After an outbreak that initially affected developed countries and China, Covid-19 has become an emerging market and developing economies (EMDEs) pandemic. The most recent estimates of excess deaths show that these regions could account for up to 86% of global mortality. However, these figures do not tell the whole story. From an economic perspective, the lion’s share of working hours lost in 2020 was in lower-middle-income countries, resulting in the first significant slowdown of the increase in per capita income after a decade of impressive growth.
The divergence of EMDEs from developed economies is due to two aspects. On one hand, EMDEs have weaker health systems, and on the other hand, their economies were already affected by imbalances prior to the crisis. In fact, policymakers in these countries currently face a complex trade-off between mitigating the spread of the virus and rebuilding economic resilience in the long-term. This situation explains the concern of the international community that EMDE governments take short-term policy decisions that give priority to normalising economic growth, forgoing the inclusion of longer-lasting inclusive recovery plans aimed at achieving the UN’s Sustainable Development Goals.

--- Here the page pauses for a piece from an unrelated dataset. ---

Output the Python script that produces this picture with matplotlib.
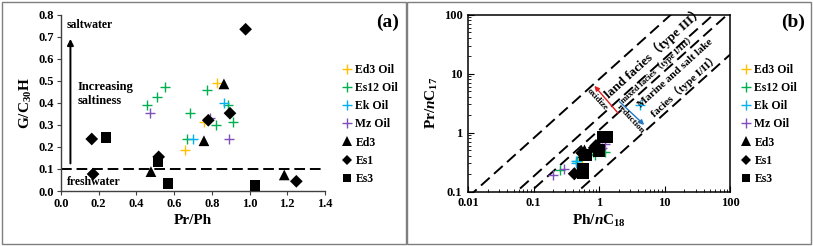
import numpy as np
import matplotlib
matplotlib.use("Agg")
import matplotlib.pyplot as plt
from matplotlib.patches import Rectangle
from matplotlib.lines import Line2D
from matplotlib.ticker import FixedLocator, FixedFormatter, LogLocator, NullFormatter

plt.rcParams['font.family'] = ['Liberation Serif', 'Noto Sans CJK SC']
plt.rcParams['font.weight'] = 'bold'
plt.rcParams['axes.labelweight'] = 'bold'
plt.rcParams['mathtext.fontset'] = 'custom'
plt.rcParams['mathtext.rm'] = 'Liberation Serif:bold'
plt.rcParams['mathtext.it'] = 'Liberation Serif:italic:bold'
plt.rcParams['mathtext.bf'] = 'Liberation Serif:bold'

# ---------------- data: panel (a) Pr/Ph vs G/C30H ----------------
ed3_oil_a_x = [0.76, 0.825, 0.66]
ed3_oil_a_y = [0.315, 0.488, 0.188]
es12_oil_a_x = [0.454, 0.511, 0.551, 0.774, 0.684, 0.670, 0.824, 0.887, 0.912]
es12_oil_a_y = [0.390, 0.428, 0.471, 0.458, 0.353, 0.236, 0.301, 0.388, 0.315]
ek_oil_a_x = [0.702, 0.865]
ek_oil_a_y = [0.238, 0.398]
mz_oil_a_x = [0.472, 0.788, 0.890]
mz_oil_a_y = [0.355, 0.330, 0.236]
ed3_a_x = [0.864, 0.758, 0.477, 1.184]
ed3_a_y = [0.486, 0.228, 0.088, 0.073]
es1_a_x = [0.979, 0.163, 0.170, 0.781, 0.896, 1.248, 0.518]
es1_a_y = [0.734, 0.236, 0.077, 0.321, 0.353, 0.044, 0.155]
es3_a_x = [0.239, 0.516, 0.569, 1.029]
es3_a_y = [0.243, 0.132, 0.034, 0.025]
freshwater_limit = 0.1

# ---------------- data: panel (b) Ph/nC18 vs Pr/nC17 ----------------
ed3_oil_b_x = [0.55, 0.62, 0.90]
ed3_oil_b_y = [0.36, 0.42, 0.50]
es12_oil_b_x = [0.25, 0.46, 0.70, 0.88, 1.25, 0.60, 0.80]
es12_oil_b_y = [0.23, 0.33, 0.43, 0.42, 0.46, 0.45, 0.47]
ek_oil_b_x = [0.44, 0.45, 4.3]
ek_oil_b_y = [0.31, 0.33, 2.9]
mz_oil_b_x = [0.20, 0.29, 1.22, 1.10]
mz_oil_b_y = [0.19, 0.24, 0.64, 0.55]
ed3_b_x = [0.58, 0.60, 1.10]
ed3_b_y = [0.46, 0.50, 0.85]
es1_b_x = [0.42, 0.85, 0.90, 1.00, 0.55]
es1_b_y = [0.20, 0.55, 0.60, 0.52, 0.45]
es3_b_x = [0.57, 0.57, 0.62, 1.00, 1.15, 1.30]
es3_b_y = [0.21, 0.24, 0.42, 0.50, 0.85, 0.85]
facies_boundaries_k = [8.0, 1.8, 1.1, 0.21]   # Pr/nC17 = k * Ph/nC18

labels = ['Ed3 Oil', 'Es12 Oil', 'Ek Oil', 'Mz Oil', 'Ed3', 'Es1', 'Es3']
c_orange = '#FFC000'
c_green = '#00B050'
c_blue = '#00B0F0'
c_purple = '#8050B8'

W, H = 813, 246
fig = plt.figure(figsize=(W / 100, H / 100), dpi=100)

# panel frames
for x0, x1 in [(2, 406), (407, 811)]:
    fig.add_artist(Rectangle((x0 / W, 2 / H), (x1 - x0) / W, (H - 4) / H,
                             transform=fig.transFigure, fill=False,
                             edgecolor='#7f7f7f', lw=1.0))


def scatter_all(ax, sets, sizes):
    styles = [('+', c_orange), ('+', c_green), ('+', c_blue), ('+', c_purple),
              ('^', 'black'), ('D', 'black'), ('s', 'black')]
    for (xs, ys), (m, c), s, lab in zip(sets, styles, sizes, labels):
        if m == '+':
            ax.scatter(xs, ys, marker='+', s=s, color=c, linewidths=1.0, label=lab, zorder=3)
        else:
            ax.scatter(xs, ys, marker=m, s=s, color=c, edgecolors='none', label=lab, zorder=3)


def add_legend(ax, x_px, y_px):
    hs = [Line2D([], [], marker='+', ls='none', color=c, markersize=7, mew=1.0)
          for c in (c_orange, c_green, c_blue, c_purple)]
    hs += [Line2D([], [], marker=m, ls='none', color='black', markersize=ms, mew=0)
           for m, ms in (('^', 6.5), ('D', 5), ('s', 6))]
    ax.legend(hs, labels, loc='upper left', bbox_to_anchor=(x_px / W, 1 - y_px / H),
              bbox_transform=fig.transFigure, frameon=False, fontsize=8.5,
              handlelength=0.7, handletextpad=0.35, labelspacing=0.52,
              borderpad=0, borderaxespad=0)


# ---------------- panel (a) ----------------
ax1 = fig.add_axes([61 / W, 1 - 191 / H, 264 / W, 176.3 / H])
ax1.set_xlim(0, 1.4)
ax1.set_ylim(0, 0.8)
for sp in ('top', 'right'):
    ax1.spines[sp].set_visible(False)
for sp in ('left', 'bottom'):
    ax1.spines[sp].set_color('#404040')
    ax1.spines[sp].set_linewidth(1.0)
ax1.set_xticks(np.arange(0, 1.41, 0.2))
ax1.set_yticks(np.arange(0, 0.81, 0.1))
ax1.set_xticklabels([f'{v:.1f}' for v in np.arange(0, 1.41, 0.2)])
ax1.set_yticklabels([f'{v:.1f}' for v in np.arange(0, 0.81, 0.1)])
ax1.tick_params(direction='out', length=3, width=0.8, color='#404040',
                labelsize=9, pad=2)
ax1.set_xlabel('Pr/Ph', fontsize=11, labelpad=3)
ax1.set_ylabel('G/C$_{30}$H', fontsize=11, labelpad=3)

scatter_all(ax1,
            [(ed3_oil_a_x, ed3_oil_a_y), (es12_oil_a_x, es12_oil_a_y),
             (ek_oil_a_x, ek_oil_a_y), (mz_oil_a_x, mz_oil_a_y),
             (ed3_a_x, ed3_a_y), (es1_a_x, es1_a_y), (es3_a_x, es3_a_y)],
            [55, 55, 55, 55, 60, 42, 55])

ax1.plot([0, 1.4], [freshwater_limit, freshwater_limit], color='black', lw=1.4,
         dashes=(5.5, 2.5), zorder=2)
ax1.annotate('', xy=(0.05, 0.69), xytext=(0.05, 0.125),
             arrowprops=dict(arrowstyle='-|>', color='black', lw=1.4,
                             mutation_scale=9, shrinkA=0, shrinkB=0))
ax1.text(0.03, 0.755, 'saltwater', fontsize=8.5, ha='left', va='center')
ax1.text(0.09, 0.44, 'Increasing\nsaltiness', fontsize=9, ha='left', va='center',
         linespacing=1.3)
ax1.text(0.03, 0.042, 'freshwater', fontsize=8.5, ha='left', va='center')
fig.text(388 / W, 1 - 22 / H, '(a)', fontsize=14, ha='center', va='center')
add_legend(ax1, 343, 64)

# ---------------- panel (b) ----------------
ax2 = fig.add_axes([468 / W, 1 - 191.5 / H, 262 / W, 176.8 / H])
ax2.set_xscale('log')
ax2.set_yscale('log')
ax2.set_xlim(0.01, 100)
ax2.set_ylim(0.1, 100)
for sp in ax2.spines.values():
    sp.set_color('black')
    sp.set_linewidth(1.1)
ax2.xaxis.set_major_locator(FixedLocator([0.01, 0.1, 1, 10, 100]))
ax2.xaxis.set_major_formatter(FixedFormatter(['0.01', '0.1', '1', '10', '100']))
ax2.yaxis.set_major_locator(FixedLocator([0.1, 1, 10, 100]))
ax2.yaxis.set_major_formatter(FixedFormatter(['0.1', '1', '10', '100']))
for axis in (ax2.xaxis, ax2.yaxis):
    axis.set_minor_locator(LogLocator(base=10, subs=np.arange(2, 10), numticks=20))
    axis.set_minor_formatter(NullFormatter())
ax2.tick_params(which='major', direction='in', length=4, width=0.8, labelsize=9, pad=4)
ax2.tick_params(which='minor', direction='in', length=2.5, width=0.6)
ax2.set_xlabel('Ph/$n$C$_{18}$', fontsize=11, labelpad=3)
ax2.set_ylabel('Pr/$n$C$_{17}$', fontsize=11, labelpad=3)

xx = np.array([0.01, 100.0])
for k in facies_boundaries_k:
    ax2.plot(xx, k * xx, color='black', lw=1.4, dashes=(6, 3), zorder=2)

scatter_all(ax2,
            [(ed3_oil_b_x, ed3_oil_b_y), (es12_oil_b_x, es12_oil_b_y),
             (ek_oil_b_x, ek_oil_b_y), (mz_oil_b_x, mz_oil_b_y),
             (ed3_b_x, ed3_b_y), (es1_b_x, es1_b_y), (es3_b_x, es3_b_y)],
            [60, 60, 60, 60, 70, 45, 80])

ang = np.degrees(np.arctan((59.0 / 65.0)))
ax2.text(7.0, 23.0, 'land facies（type III）', fontsize=9.5, rotation=ang,
         rotation_mode='anchor', ha='center', va='center')
ax2.text(8.0, 12.3, 'mixed facies（type I/III）', fontsize=6.3, rotation=ang,
         rotation_mode='anchor', ha='center', va='center')
ax2.text(14.5, 10.0, 'Marine and salt lake', fontsize=8, rotation=ang,
         rotation_mode='anchor', ha='center', va='center')
ax2.text(20.0, 6.3, 'facies（type I/II）', fontsize=8, rotation=ang,
         rotation_mode='anchor', ha='center', va='center')
ax2.annotate('', xy=(0.85, 6.2), xytext=(1.96, 2.13),
             arrowprops=dict(arrowstyle='-|>', color='#E02020', lw=1.0,
                             mutation_scale=7, shrinkA=0, shrinkB=0))
ax2.annotate('', xy=(4.9, 1.35), xytext=(2.05, 3.35),
             arrowprops=dict(arrowstyle='-|>', color='#1F78C8', lw=1.0,
                             mutation_scale=7, shrinkA=0, shrinkB=0))
ax2.text(0.93, 3.7, 'oxidize', fontsize=6.5, rotation=-ang - 5,
         rotation_mode='anchor', ha='center', va='center')
ax2.text(3.0, 1.7, 'reduction', fontsize=6.5, rotation=-ang - 5,
         rotation_mode='anchor', ha='center', va='center')
fig.text(793 / W, 1 - 22 / H, '(b)', fontsize=14, ha='center', va='center')
add_legend(ax2, 742, 64)

fig.savefig('out.png', dpi=100)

It is clear that EMDEs will face relevant challenges. However, these can also unlock attractive opportunities for investors. Focusing on emerging market debt (EMD), the asset class offers a source of yield pick-up in the context of a broader low rate environment, while showcasing a rising degree of Environmental, Social and Governance (ESG) integration. Even though it currently represents a small part of total EMD, sustainable fixed income is experiencing momentum in the market. As of today, EM green bonds can already be considered a mature instrument, with a growing market size of $200bn. Moreover, social, sustainability and sustainability-linked bonds are potential instruments to address Covid-19 relief efforts and to finance inclusive growth in the long-run. Their total market size exceeds $120bn today and new issuance has more than doubled on aggregate year-on-year.1
After Covid-19, social issues and the green transition are more intertwined than ever. This is particularly true for EMDEs not only because of the deep social and economic losses brought about by the pandemic, but also because they are the most in need of climate financing. Indeed, the pandemic has widened the gap between the funding available and that needed to meet the SDGs. As a result, the surge in issuance of sustainable bonds in EMDEs can potentially help make up for this deficit: they can therefore be considered as an interesting opportunity for investors who not only desire to access the EM yield pickup, but also want to support EMDEs on their sustainable recovery paths.